基源:ウコンCurcuma longa L. (ショウガ科Zingiberaceae) の根茎をそのまま又はコルク層を除き,通例湯通しして乾燥したもの

 ウコンの根茎はturmericとしてカレー粉の原料に広く使用される一方,医薬品として芳香性健胃,利胆,止血,通経薬などに用いられる生薬です。医薬品と食品との関係については,平成13年3月の「医薬品の範囲に関する基準」で医薬品的効能効果を標榜しないかぎりは食品として扱われる。」と改正され,医薬品と食品との間に明らかな境界線がひかれました。従来ウコンは,規格外生薬として規定されていましたが,昨年12月に第14改正日本薬局方第2追補に追加収載され,ウコンは日局収載生薬となりました。

 近年の健康志向からくる自然食ブームにより,植物中の生理活性物質の作用を期待した多くの商品が販売されるようになり,その中にウコンもあります。商品の種類が増加するに連れて,原植物が異なるCurcuma属植物がウコンとして流通するようになりました。

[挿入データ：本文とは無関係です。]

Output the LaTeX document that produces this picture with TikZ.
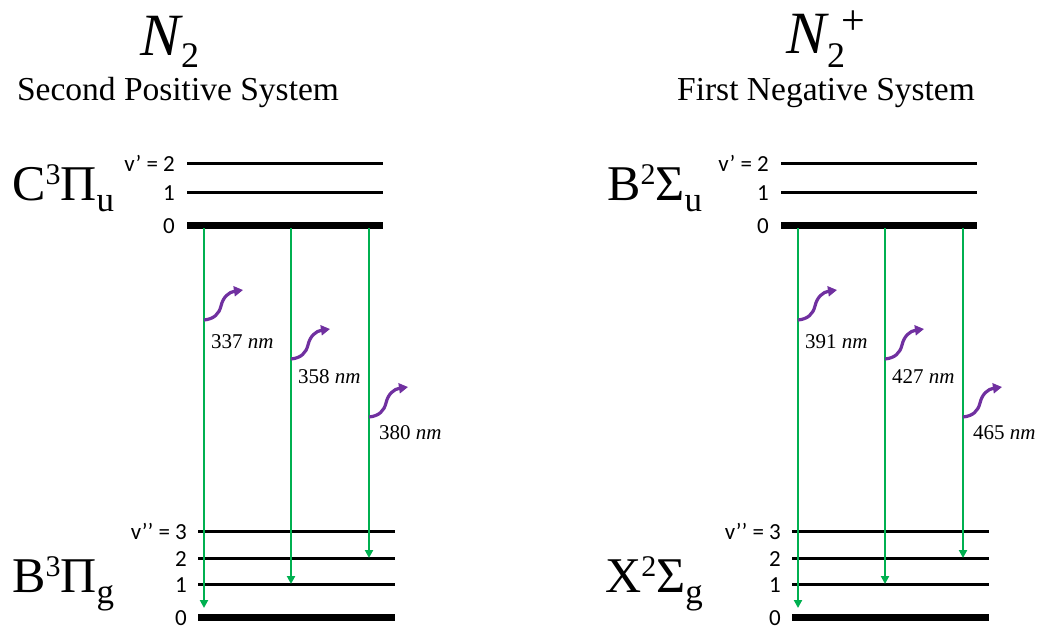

一般に生薬ウコンの原植物はCurcuma longaとされていますが,Curcuma属は熱帯アジアに約40種が分布し,分類が困難な植物群であり,また国内の需要の大部分は輸入に頼っており,日・中間での生薬名と原植物の相違も手伝って,現在市場はかなり混乱しているようです。

 そこで,松尾ら(2002)は,栽培された6種のCurcuma属について含有化学成分量とその組成比の違いによる種の特定を試みるとともに,ウコンを主原料とする健康食品や医薬品製造用原料のウコンについての種の推定を試みました。

 実験に供された試料は,栽培品として国立医薬品食品衛生研究所種子島薬用植物栽培試験場(現在の医薬基盤研究所薬用植物資源研究センター種子島研究部)で5月に採集されたC. longa,(インドネシア系,種子島系の2種),C. aromatica, C. xanthorrhiza, C. zedoaria, C. petiolataの6種類,健康食品として国内で販売される粉末,錠剤,お茶など16品目に加え,カンボジアから入手された2品目および医薬品製造原料として6品目の計24品目についてcurcuminoid類,turmerone類,curcumen類が検討されました。

 その結果,curcuminoid類の含量はC. longaが最も多く,それに比してC. aromatica, C. xanthorrhizaは極端に少なく,C. zedoaria , C. petiolata については全く認められませんでした。また,curcuminoid類のcurcumin, monodemethoxycurcumin, didemethoxycurcuminの組成は種により異なっていました。精油成分であるturmerone類,curcumen類については,C. longa, C. xanthorrhiz にのみ認められました。

 なおC. longaについて,インドネシア系と種子島系ではcurcuminoid類含量がインドネシア系で50mg/g, 種子島系で13mg/gとその差は大きく,3種のcurcuminoid類の組成比も異なっていました。更に精油成分についてもturmerone類とcurcumen類の比率の違いから,インドネシア系と種子島系の区別が可能であることが明らかになりました。

 以上の結果を元に健康食品に使用されるウコン16品目および医薬品製造原料用ウコン6品目の原植物を推定したとき,製品に表示される植物と一致しない製品が16品目中8品目ありました。カンボジア産については,curcumin類の含量が少なく,色彩は最も鮮やかなオレンジ色を呈していました。測定結果からcurcuminoid以外の成分が検出され,更に精査した結果,日本では食品添加物としての使用が禁止されているタール色素のオレンジ?が確認されました。ウコンの品質は,根茎色の赤味が強い"orange yellow"といわれるものが古来良品とされて取引されてきた経緯から商品価値を高めるために色素が添加されたと考えられます。また,医薬品製造原料6品目については,ほとんどがcurcuminoid類の含量が最も高かったインドネシア系C. longaであることが明らかになりました。

 現在curcuminを目的とした確認試験が規定され、ウコンの品質評価の指標としてはcurcuminのみが測定される傾向がありますが,精油成分に抗菌活性のあることも知られており,またインド医学では古来,内・外用薬として多方面で利用されてきていることから,ウコンはcurcumin以外の成分による評価も望まれます。